Ribble Cycles
- Industry: Bicycles
- Founded: 1897
- Headquarters: Preston, Lancashire, England
- Area served: Worldwide
- Products: Bicycles and accessories
- Website: www.ribblecycles.co.uk

= Ribble Cycles =

British bicycle manufacturer

Ribble Cycles is a British bicycle manufacturer and retailer based in Preston, Lancashire. The company traces its origins to 1897, when a frame-building workshop was established on Water Lane (later Watery Lane) near the River Ribble. It has operated in the cycling industry for more than a century, producing and supplying bicycles in various categories.

== History ==
Ribble began as a small workshop producing steel bicycle frames during the period when safety bicycles became widely adopted. During the mid-20th century the firm was owned by Hughie Sandiford. In the 1980s the business expanded its sales channels to include mail order.

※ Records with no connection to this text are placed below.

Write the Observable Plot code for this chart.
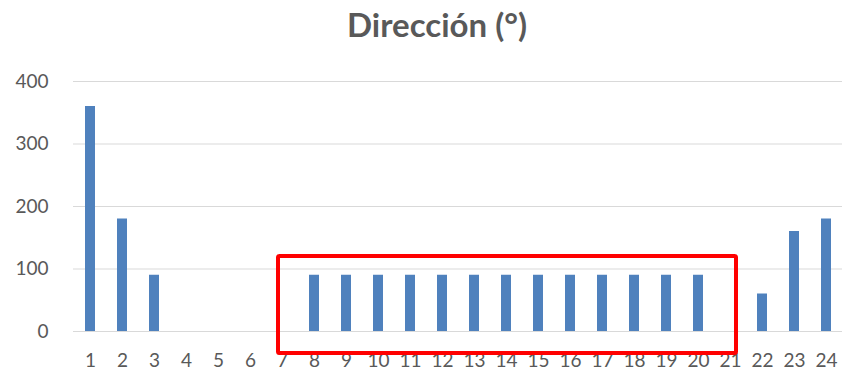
<!DOCTYPE html>
<html>
<head>
<meta charset="utf-8">
<script src="https://cdn.jsdelivr.net/npm/d3@7"></script>
<script src="https://cdn.jsdelivr.net/npm/@observablehq/plot@0.6"></script>
<style>
  html, body { margin: 0; padding: 0; background: #fff; }
  #title {
    height: 62px; line-height: 48px; text-align: center;
    padding-left: 32px; box-sizing: border-box;
    font-family: Lato, "Open Sans", sans-serif; font-weight: 700;
    font-size: 33px; color: #595959;
  }
  #chart svg { display: block; }
</style>
</head>
<body>
<div id="title">Dirección (°)</div>
<div id="chart"></div>
<script>
// Hours of the day and the wind direction recorded for each (degrees)
const hours = ["1","2","3","4","5","6","7","8","9","10","11","12","13","14","15","16","17","18","19","20","21","22","23","24"];
const direction = [360,180,90,0,0,0,0,90,90,90,90,90,90,90,90,90,90,90,90,90,0,60,160,180];
const yTicks = [0,100,200,300,400];

// Highlighted span of hours, and its vertical extent in degrees
const highlightFrom = "7";
const highlightTo = "21";
const highlightTop = 120;
const highlightBottom = -35;

const rows = hours.map((h, i) => ({hour: h, value: direction[i]}));

// Outline drawn through the chart's own x and y scales
function highlight(index, scales) {
  const x = scales.x, y = scales.y;
  const bw = x.bandwidth();
  const x1 = x(highlightFrom) + bw / 2 - 4;
  const x2 = x(highlightTo) + bw / 2 + 6;
  const y1 = y(highlightTop);
  const y2 = y(highlightBottom);
  const r = d3.create("svg:rect")
    .attr("x", x1).attr("y", y1)
    .attr("width", x2 - x1).attr("height", y2 - y1)
    .attr("fill", "none").attr("stroke", "#ff0000")
    .attr("stroke-width", 4).attr("rx", 1.5);
  return r.node();
}

const chart = Plot.plot({
  width: 842,
  height: 309,
  marginLeft: 73,
  marginRight: 0,
  marginTop: 19,
  marginBottom: 40,
  style: {fontFamily: "Lato, 'Open Sans', sans-serif", fontSize: "19px", color: "#595959", background: "#fff", overflow: "visible"},
  x: {domain: hours, paddingInner: 0.69, paddingOuter: 0.345, label: null},
  y: {domain: [0, 400], label: null},
  marks: [
    Plot.gridY(yTicks, {stroke: "#d9d9d9", strokeOpacity: 1, strokeWidth: 1}),
    Plot.barY(rows, {x: "hour", y: "value", fill: "#4f81bd"}),
    Plot.axisY(yTicks, {tickSize: 0, tickPadding: 25, fontSize: 19, fill: "#595959", label: null}),
    Plot.axisX({tickSize: 0, tickPadding: 22, fontSize: 19, fill: "#595959", label: null}),
    highlight
  ]
});
document.getElementById("chart").appendChild(chart);
</script>
</body>
</html>
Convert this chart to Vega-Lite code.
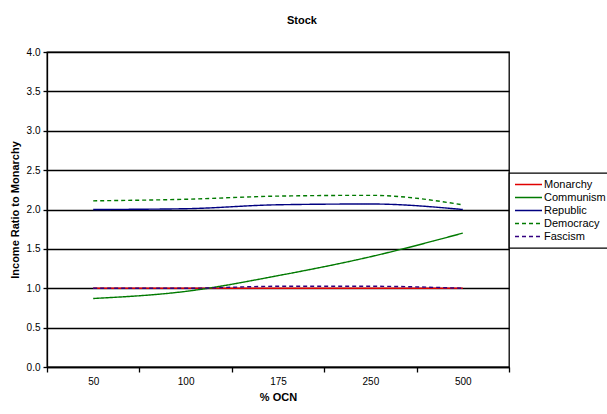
{
  "$schema": "https://vega.github.io/schema/vega-lite/v6.json",
  "description": "Stock: income ratio to Monarchy by % OCN.",
  "width": 462,
  "height": 315,
  "autosize": {"type": "none"},
  "padding": {"left": 47, "top": 52, "right": 98, "bottom": 47},
  "background": "white",
  "title": {
    "text": "Stock",
    "font": "Liberation Sans",
    "fontSize": 11,
    "fontWeight": "bold",
    "anchor": "middle",
    "dx": 24,
    "offset": 21
  },
  "config": {
    "view": {"stroke": "black", "strokeWidth": 1.3},
    "axis": {
      "labelFont": "Liberation Sans",
      "titleFont": "Liberation Sans",
      "labelFontSize": 10,
      "titleFontSize": 11,
      "titleFontWeight": "bold",
      "labelColor": "black",
      "titleColor": "black",
      "domainColor": "black",
      "tickColor": "black",
      "domainWidth": 1.3,
      "tickWidth": 1.3
    }
  },
  "data": {
    "values": [
      {"ocn": "50", "series": "Monarchy", "ratio": 1.0},
      {"ocn": "100", "series": "Monarchy", "ratio": 1.0},
      {"ocn": "175", "series": "Monarchy", "ratio": 1.0},
      {"ocn": "250", "series": "Monarchy", "ratio": 1.0},
      {"ocn": "500", "series": "Monarchy", "ratio": 1.0},
      {"ocn": "50", "series": "Communism", "ratio": 0.87},
      {"ocn": "100", "series": "Communism", "ratio": 0.96},
      {"ocn": "175", "series": "Communism", "ratio": 1.16},
      {"ocn": "250", "series": "Communism", "ratio": 1.4},
      {"ocn": "500", "series": "Communism", "ratio": 1.7},
      {"ocn": "50", "series": "Republic", "ratio": 2.0},
      {"ocn": "100", "series": "Republic", "ratio": 2.01},
      {"ocn": "175", "series": "Republic", "ratio": 2.06},
      {"ocn": "250", "series": "Republic", "ratio": 2.07},
      {"ocn": "500", "series": "Republic", "ratio": 2.0},
      {"ocn": "50", "series": "Democracy", "ratio": 2.11},
      {"ocn": "100", "series": "Democracy", "ratio": 2.13},
      {"ocn": "175", "series": "Democracy", "ratio": 2.17},
      {"ocn": "250", "series": "Democracy", "ratio": 2.18},
      {"ocn": "500", "series": "Democracy", "ratio": 2.06},
      {"ocn": "50", "series": "Fascism", "ratio": 1.0},
      {"ocn": "100", "series": "Fascism", "ratio": 1.0},
      {"ocn": "175", "series": "Fascism", "ratio": 1.025},
      {"ocn": "250", "series": "Fascism", "ratio": 1.025},
      {"ocn": "500", "series": "Fascism", "ratio": 1.0}
    ]
  },
  "mark": {"type": "line", "strokeWidth": 1.4, "interpolate": "monotone"},
  "encoding": {
    "x": {
      "field": "ocn",
      "type": "ordinal",
      "sort": ["50", "100", "175", "250", "500"],
      "title": "% OCN",
      "scale": {"type": "band", "paddingInner": 0, "paddingOuter": 0},
      "axis": {
        "labelAngle": 0,
        "tickBand": "extent",
        "tickSize": 5,
        "labelPadding": 4,
        "titlePadding": 5,
        "grid": false
      }
    },
    "y": {
      "field": "ratio",
      "type": "quantitative",
      "title": "Income Ratio to Monarchy",
      "scale": {"domain": [0, 4], "nice": false},
      "axis": {
        "values": [0, 0.5, 1, 1.5, 2, 2.5, 3, 3.5, 4],
        "format": ".1f",
        "tickSize": 4,
        "labelPadding": 3,
        "titlePadding": 6,
        "grid": true,
        "gridColor": "black",
        "gridOpacity": 1,
        "gridWidth": 1.3
      }
    },
    "color": {
      "field": "series",
      "type": "nominal",
      "sort": ["Monarchy", "Communism", "Republic", "Democracy", "Fascism"],
      "scale": {
        "domain": ["Monarchy", "Communism", "Republic", "Democracy", "Fascism"],
        "range": ["#e00000", "#007a00", "#000080", "#007a00", "#330080"]
      },
      "legend": {
        "title": null,
        "orient": "none",
        "legendX": 462,
        "legendY": 121,
        "padding": 5,
        "symbolType": "stroke",
        "symbolSize": 729,
        "symbolStrokeWidth": 1.4,
        "labelFont": "Liberation Sans",
        "labelFontSize": 11,
        "labelColor": "black",
        "labelOffset": 1,
        "clipHeight": 13,
        "rowPadding": 0,
        "encode": {
          "legend": {
            "update": {
              "stroke": {"value": "black"},
              "strokeWidth": {"value": 1.3},
              "fill": {"value": "white"}
            }
          }
        }
      }
    },
    "strokeDash": {
      "field": "series",
      "type": "nominal",
      "sort": ["Monarchy", "Communism", "Republic", "Democracy", "Fascism"],
      "scale": {
        "domain": ["Monarchy", "Communism", "Republic", "Democracy", "Fascism"],
        "range": [[1, 0], [1, 0], [1, 0], [4, 3], [4, 3]]
      },
      "legend": null
    }
  }
}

In November 2015 Ribble was acquired by True Capital Limited, an investment firm with interests in retail businesses. Coverage in the Lancashire Evening Post in 2021 described the company as one of the UK's larger online bicycle retailers.

== Operations ==
Ribble sells bicycles and related products primarily through its website and a small number of showrooms. According to company statements, its bicycles are designed in-house and assembled in the UK.

Financial information reported in 2021 indicated a turnover of £22.8 million and total assets of £11.14 million.

== Products ==
Ribble produces bicycles across several categories, including road, gravel, electric and hybrid models. In 2021 the company opened a showroom in Clitheroe that featured interactive displays relating to its product range. Coverage in VELOUK in 2025 reported on new alloy models added to the company's line-up.

== Sponsorship ==
Ribble has taken part in competitive cycling activities. In 2001 it sponsored the cycling team Ribble Pro Vision during the Premier Calendar series.